Any other combination of four odd primes gives sum above $186$.
So: only one combination possible: the square is $15, 33, 77, 35$, and the singleton is $26$
On
A Mathematica search finds and confirms:
$\{ 33, 77, 35, 15, 26 \}$
mylist = Select[
DeleteDuplicates /@
Select[IntegerPartitions[186, {5}], ContainsNone[#, {1}] &],
Length[#] == 5 &];
fulllist = Flatten[Permutations /@ mylist, 1];
Select[fulllist, (GCD[#[[1]], #[[2]]] > 1 &&
GCD[#[[2]], #[[3]]] > 1 &&
GCD[#[[3]], #[[4]]] > 1 &&
GCD[#[[4]], #[[1]]] > 1 &&
GCD[#[[1]], #[[3]]] ==
GCD[#[[2]], #[[4]]] ==
GCD[#[[1]], #[[5]]] ==
GCD[#[[2]], #[[5]]] ==
GCD[#[[3]], #[[5]]] ==
GCD[#[[4]], #[[5]]] == 1) &]
This is, admittedly, inefficient code. It can be sped up by incorporating the fact that the isolated vertex is even and the others are odd; avoiding over-testing rotations of the four odd numbers, etc.

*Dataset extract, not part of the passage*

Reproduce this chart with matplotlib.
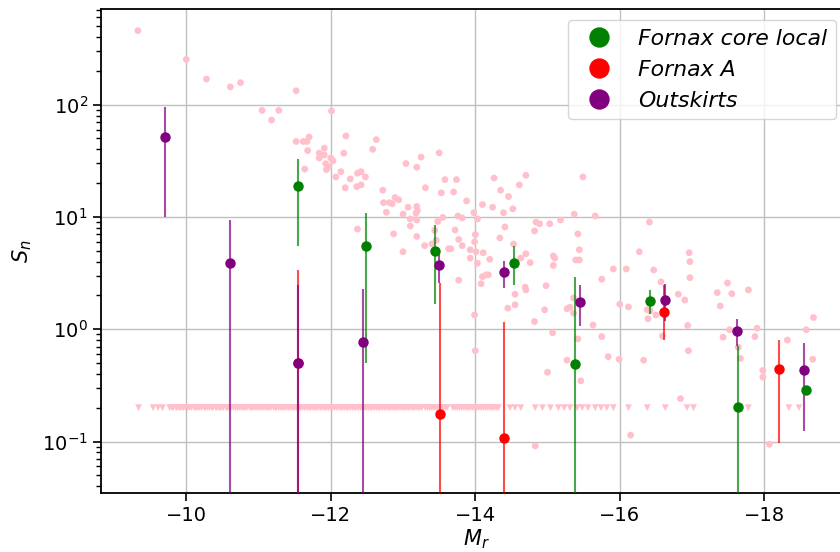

In order for the edges to exist for the square the way that they do, it must be that the numbers in the square are of the form $ab,ac,bd,cd$ for distinct primes $a,b,c,d$ with possible extra powers or terms being multiplied. Further, in order for the total sum to be even and the singleton to not share any edges with the square, none of $a,b,c,d$ may be equal to $2$. This is because if one of $a,b,c,d$ were $2$, then the sum of the square would be even and to have the total sum be even so too must the singleton be even.
The two smallest "bases" for the square then must be either $3\cdot 5, 3\cdot 7, 5\cdot 11, 7\cdot 11$ or $3\cdot 5, 5\cdot 7, 7\cdot 11, 11\cdot 3$ having sums $168$ and $160$ respectively. If any of these had an additional prime factor larger than $2$, for example in the second base if $3\cdot 5$ was replaced by $3\cdot 3\cdot 5$, then the sum would become larger than the desired sum of $186$, so we learn that every term in the base is either a product of two small odd primes or is a $2$ times a product of small primes.
Further, the only prime which may be replaced out of $3,5,7,11$ while keeping the sum of the square less than $186$ would be switching out $11$ for $13$. Any other switch makes the sum too large.
Now, we don't have many cases left to check. If all of the terms in the square are odd, then the singleton must be of the form $2e$ for $e$ coprime to $a,b,c,d$. In order to keep the total sum low enough, it must be a small power of $2$ or it must be $13$ (or $11$ if $13$ was switched out). Anything larger makes the sum too big for either base.
Alternatively, if exactly one of the terms in the square is even, then the singleton must be of the form $e$ for $e$ either $1$ or a prime different than any of $2,a,b,c,d$.
As there are very few cases left to check, by finishing with brute force you can arrive at the answer and confirm that it is indeed unique.